Main content area

Development of a national-scale real-time Twitter data mining pipeline for social geodata on the potential impacts of flooding on communities

Barker, J.L.P., Macleod, C.J.A.
Environmental modelling & software 2019 v.115 pp. 213-227
artificial intelligence, floods, georeferencing, prototypes, risk, rivers, social networks, spatial data, stakeholders, Great Britain
Social media, particularly Twitter, is increasingly used to improve resilience during extreme weather events/emergency management situations, including floods: by communicating potential risks and their impacts, and informing agencies and responders. In this paper, we developed a prototype national-scale Twitter data mining pipeline for improved stakeholder situational awareness during flooding events across Great Britain, by retrieving relevant social geodata, grounded in environmental data sources (flood warnings and river levels).
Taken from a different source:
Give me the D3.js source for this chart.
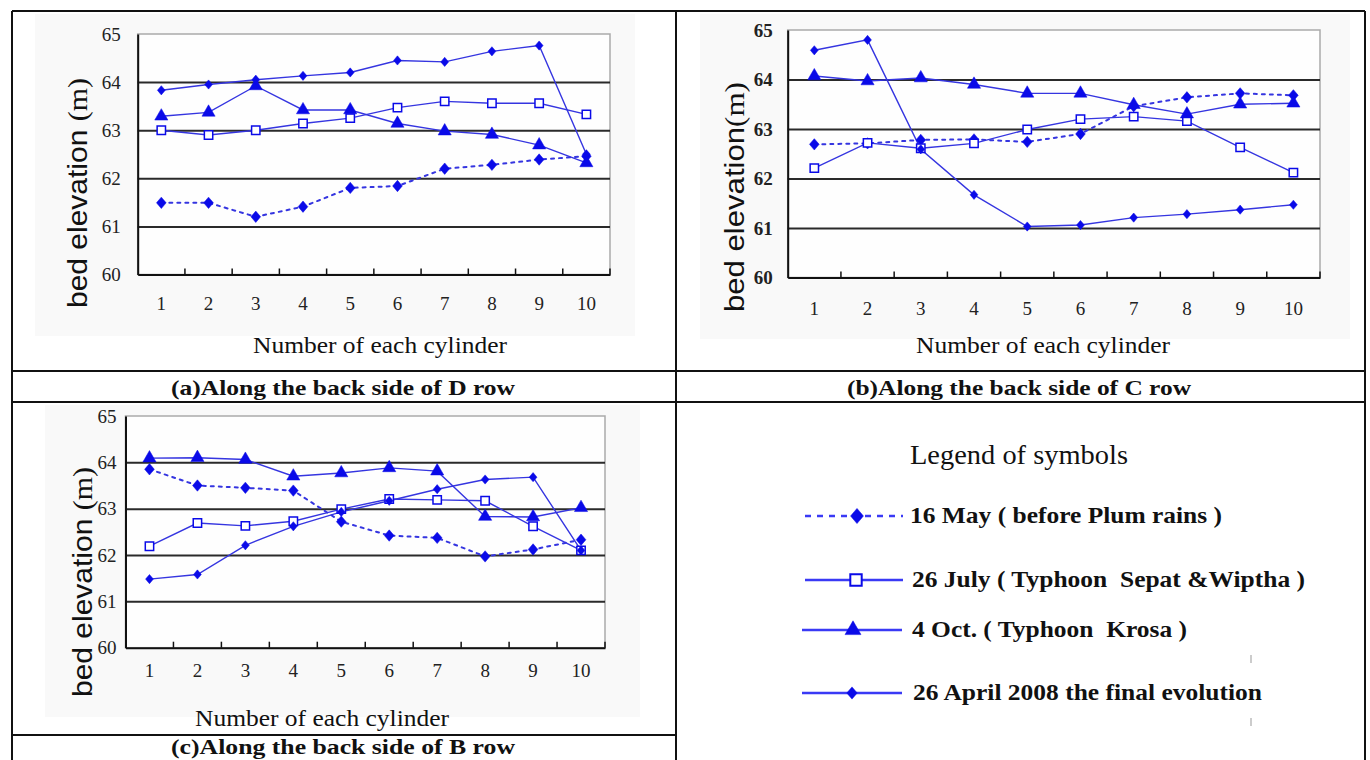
<!DOCTYPE html>
<html>
<head>
<meta charset="utf-8">
<script src="https://cdn.jsdelivr.net/npm/d3@7"></script>
<style>
  body { margin: 0; background: #fff; }
  svg { display: block; }
</style>
</head>
<body>
<svg id="chart" width="1370" height="760"></svg>
<script>
// data (bed elevation in m, cylinders 1..10)
const cylinders = ['1', '2', '3', '4', '5', '6', '7', '8', '9', '10'];
const yTicks = [60, 61, 62, 63, 64, 65];
const gridValues = [61, 62, 63, 64];

const legendLabels = [
  '16 May ( before Plum rains )',
  '26 July ( Typhoon  Sepat &Wiptha )',
  '4 Oct. ( Typhoon  Krosa )',
  '26 April 2008 the final evolution'
];

// (a) D row
const aMay = [61.49, 61.49, 61.2, 61.41, 61.8, 61.84, 62.2, 62.28, 62.39, 62.46];
const aJuly = [63.0, 62.9, 63.0, 63.14, 63.25, 63.47, 63.6, 63.56, 63.56, 63.33];
const aOct = [63.29, 63.37, 63.92, 63.42, 63.42, 63.14, 62.98, 62.91, 62.69, 62.32];
const aApril = [63.83, 63.95, 64.05, 64.13, 64.2, 64.45, 64.42, 64.64, 64.76, 62.5];

// (b) C row
const bMay = [62.69, 62.71, 62.78, 62.79, 62.74, 62.9, 63.46, 63.64, 63.72, 63.68];
const bJuly = [62.21, 62.72, 62.61, 62.71, 62.99, 63.2, 63.25, 63.16, 62.63, 62.12];
const bOct = [64.07, 63.97, 64.03, 63.9, 63.72, 63.72, 63.49, 63.3, 63.5, 63.52];
const bApril = [64.59, 64.8, 62.59, 61.67, 61.03, 61.06, 61.21, 61.28, 61.37, 61.47];

// (c) B row
const cMay = [63.85, 63.5, 63.45, 63.39, 62.72, 62.42, 62.37, 61.97, 62.12, 62.33];
const cJuly = [62.19, 62.69, 62.63, 62.73, 62.99, 63.21, 63.19, 63.17, 62.62, 62.1];
const cOct = [64.09, 64.1, 64.06, 63.7, 63.77, 63.88, 63.81, 62.83, 62.82, 63.02];
const cApril = [61.48, 61.58, 62.21, 62.62, 62.93, 63.17, 63.42, 63.63, 63.68, 62.1];

const svg = d3.select('#chart');
const SERIF = '"Liberation Serif", "Times New Roman", serif';
const SANS = '"Liberation Sans", Arial, sans-serif';
const LINE = '#3535e0';
const MARK = '#0a0ae8';

// diamond a bit wider than d3's default one
const wideDiamond = {
  draw(ctx, size) {
    const h = Math.sqrt(size) / 2;
    const w = h * 0.85;
    ctx.moveTo(0, -h);
    ctx.lineTo(w, 0);
    ctx.lineTo(0, h);
    ctx.lineTo(-w, 0);
    ctx.closePath();
  }
};

// marker style per series: May, July, Oct, April
const styles = [
  { dash: '3,5', type: wideDiamond, size: 130, fill: MARK, stroke: MARK },
  { dash: null, type: d3.symbolSquare, size: 70, fill: '#fff', stroke: MARK },
  { dash: null, type: d3.symbolTriangle, size: 75, fill: MARK, stroke: MARK },
  { dash: null, type: wideDiamond, size: 85, fill: MARK, stroke: MARK }
];

function drawPanel(p, series) {
  const g = svg.append('g');

  // faint grey block behind the chart
  g.append('rect')
    .attr('x', p.bg[0]).attr('y', p.bg[1])
    .attr('width', p.bg[2]).attr('height', p.bg[3])
    .attr('fill', '#f9f9f9');

  const x = d3.scaleBand().domain(cylinders).range([p.left, p.right]);
  const y = d3.scaleLinear().domain([60, 65]).range([p.bottom, p.top]);
  const cx = (i) => x(cylinders[i]) + x.bandwidth() / 2;

  g.append('rect')
    .attr('x', p.left).attr('y', p.top)
    .attr('width', p.right - p.left).attr('height', p.bottom - p.top)
    .attr('fill', '#fefefe')
    .attr('stroke', '#aaa')
    .attr('stroke-width', 1.5);

  // gridlines
  g.append('g')
    .attr('transform', `translate(${p.left},0)`)
    .call(d3.axisLeft(y).tickValues(gridValues).tickSize(-(p.right - p.left)).tickFormat(''))
    .call((s) => s.select('.domain').remove())
    .selectAll('line')
    .attr('stroke', '#2a2a2a')
    .attr('stroke-width', 2);

  // y axis
  g.append('g')
    .attr('transform', `translate(${p.left},0)`)
    .call(d3.axisLeft(y).tickValues(yTicks).tickFormat(d3.format('d')).tickSize(0).tickPadding(p.labelPad))
    .call((s) => s.select('.domain').attr('stroke', '#111').attr('stroke-width', 2))
    .selectAll('text')
    .attr('font-family', SERIF)
    .attr('font-size', 19)
    .attr('font-weight', p.boldTicks ? 'bold' : 'normal')
    .attr('fill', '#222');

  // x axis: labels centred in each band, inner ticks on band edges
  const xa = g.append('g')
    .attr('transform', `translate(0,${p.bottom})`)
    .call(d3.axisBottom(x).tickSize(0).tickPadding(p.bottomPad));
  xa.select('.domain').attr('stroke', '#111').attr('stroke-width', 2);
  xa.selectAll('text')
    .attr('font-family', SERIF)
    .attr('font-size', 19)
    .attr('fill', '#222');

  g.selectAll('.band-tick')
    .data(cylinders.slice(1).concat(['end']))
    .join('line')
    .attr('x1', (d) => (d === 'end' ? p.right : x(d)))
    .attr('x2', (d) => (d === 'end' ? p.right : x(d)))
    .attr('y1', p.bottom)
    .attr('y2', p.bottom - 6)
    .attr('stroke', '#111')
    .attr('stroke-width', 1.5);

  const line = d3.line()
    .x((d, i) => cx(i))
    .y((d) => y(d));

  series.forEach((vals, k) => {
    const st = styles[k];
    g.append('path')
      .datum(vals)
      .attr('fill', 'none')
      .attr('stroke', LINE)
      .attr('stroke-width', k === 0 ? 2 : 1.4)
      .attr('stroke-dasharray', st.dash)
      .attr('stroke-linecap', k === 0 ? 'round' : 'butt')
      .attr('d', line);
  });

  series.forEach((vals, k) => {
    const st = styles[k];
    g.selectAll(null)
      .data(vals)
      .join('path')
      .attr('transform', (d, i) => `translate(${cx(i)},${y(d)})`)
      .attr('d', d3.symbol().type(st.type).size(st.size))
      .attr('fill', st.fill)
      .attr('stroke', st.stroke)
      .attr('stroke-width', k === 1 ? 1.5 : 0.5);
  });

  // axis titles
  const yt = g.append('text')
    .attr('transform', `translate(${p.yTitle[0]},${p.yTitle[1]}) rotate(-90)`)
    .attr('text-anchor', 'middle')
    .attr('dominant-baseline', 'central')
    .attr('textLength', 230)
    .attr('lengthAdjust', 'spacingAndGlyphs')
    .attr('fill', '#111');
  yt.append('tspan').attr('font-family', SANS).attr('font-size', 28).text(p.yLabel);
  yt.append('tspan').attr('font-family', SERIF).attr('font-size', 28).text('(m)');

  g.append('text')
    .attr('x', p.xTitle[0]).attr('y', p.xTitle[1])
    .attr('text-anchor', 'middle')
    .attr('dominant-baseline', 'central')
    .attr('font-family', SERIF)
    .attr('font-size', 24)
    .attr('textLength', 254)
    .attr('lengthAdjust', 'spacingAndGlyphs')
    .attr('fill', '#111')
    .text('Number of each cylinder');

  g.append('text')
    .attr('x', p.caption[0]).attr('y', p.caption[1])
    .attr('text-anchor', 'middle')
    .attr('dominant-baseline', 'central')
    .attr('font-family', SERIF)
    .attr('font-weight', 'bold')
    .attr('font-size', p.captionSize)
    .attr('textLength', 344)
    .attr('lengthAdjust', 'spacingAndGlyphs')
    .attr('fill', '#111')
    .text(p.captionText);
}

drawPanel({
  left: 137.7, right: 610, top: 34, bottom: 274.5,
  labelPad: 17, bottomPad: 22, boldTicks: false,
  bg: [35, 14, 600, 322],
  yLabel: 'bed elevation ', yTitle: [77, 193],
  xTitle: [380, 345],
  caption: [343, 387], captionSize: 22, captionText: '(a)Along the back side of D row'
}, [aMay, aJuly, aOct, aApril]);

drawPanel({
  left: 787.7, right: 1320, top: 30, bottom: 277.5,
  labelPad: 15, bottomPad: 24, boldTicks: true,
  bg: [700, 14, 650, 325],
  yLabel: 'bed elevation', yTitle: [734, 197],
  xTitle: [1043, 345],
  caption: [1019, 387], captionSize: 22, captionText: '(b)Along the back side of C row'
}, [bMay, bJuly, bOct, bApril]);

drawPanel({
  left: 125.5, right: 605, top: 416, bottom: 647.7,
  labelPad: 9, bottomPad: 16, boldTicks: false,
  bg: [45, 405, 595, 312],
  yLabel: 'bed elevation ', yTitle: [82, 582],
  xTitle: [322, 718],
  caption: [343, 747], captionSize: 20, captionText: '(c)Along the back side of B row'
}, [cMay, cJuly, cOct, cApril]);

// table frame
const frame = svg.append('g').attr('stroke', '#111').attr('stroke-width', 2);
[
  [12, 11, 1365, 11],
  [12, 371, 1365, 371],
  [12, 402, 1365, 402],
  [12, 735, 676, 735],
  [12, 11, 12, 760],
  [676, 11, 676, 760],
  [1365, 11, 1365, 760]
].forEach(([x1, y1, x2, y2]) => {
  frame.append('line').attr('x1', x1).attr('y1', y1).attr('x2', x2).attr('y2', y2);
});

// legend
const legend = svg.append('g');
legend.append('text')
  .attr('x', 910).attr('y', 455)
  .attr('dominant-baseline', 'central')
  .attr('font-family', SERIF)
  .attr('font-size', 27)
  .attr('textLength', 218)
  .attr('lengthAdjust', 'spacingAndGlyphs')
  .attr('fill', '#111')
  .text('Legend of symbols');

const legendRows = [
  { y: 516, x1: 805, x2: 903, mx: 857, tx: 910, tw: 312, size: 230 },
  { y: 580, x1: 805, x2: 903, mx: 856, tx: 912, tw: 393, size: 130 },
  { y: 630, x1: 802, x2: 902, mx: 853, tx: 912, tw: 275, size: 110 },
  { y: 693, x1: 802, x2: 902, mx: 852, tx: 913, tw: 349, size: 150 }
];

legendRows.forEach((r, k) => {
  const st = styles[k];
  legend.append('line')
    .attr('x1', r.x1).attr('x2', r.x2)
    .attr('y1', r.y).attr('y2', r.y)
    .attr('stroke', '#3a3af5')
    .attr('stroke-width', 2.5)
    .attr('stroke-dasharray', k === 0 ? '6,6' : null);
  legend.append('path')
    .attr('transform', `translate(${r.mx},${r.y})`)
    .attr('d', d3.symbol().type(st.type).size(r.size))
    .attr('fill', st.fill)
    .attr('stroke', st.stroke)
    .attr('stroke-width', k === 1 ? 2 : 0.5);
  legend.append('text')
    .attr('x', r.tx).attr('y', r.y - 1)
    .attr('dominant-baseline', 'central')
    .attr('font-family', SERIF)
    .attr('font-weight', 'bold')
    .attr('font-size', 24)
    .attr('textLength', r.tw)
    .attr('lengthAdjust', 'spacingAndGlyphs')
    .attr('fill', '#111')
    .style('white-space', 'pre')
    .text(legendLabels[k]);
});

// two stray tick marks in the scan
[659, 722].forEach((yy) => {
  legend.append('line')
    .attr('x1', 1251).attr('x2', 1251)
    .attr('y1', yy - 4).attr('y2', yy + 4)
    .attr('stroke', '#999').attr('stroke-width', 1);
});
</script>
</body>
</html>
With potential users we identified and addressed three research questions to develop this application, whose components constitute a modular architecture for real-time dashboards. First, polling national flood warning and river level Web data sources to obtain at-risk locations. Secondly, real-time retrieval of geotagged tweets, proximate to at-risk areas. Thirdly, filtering flood-relevant tweets with natural language processing and machine learning libraries, using word embeddings of tweets. We demonstrated the national-scale social geodata pipeline using over 420,000 georeferenced tweets obtained between 20 and 29th June 2016.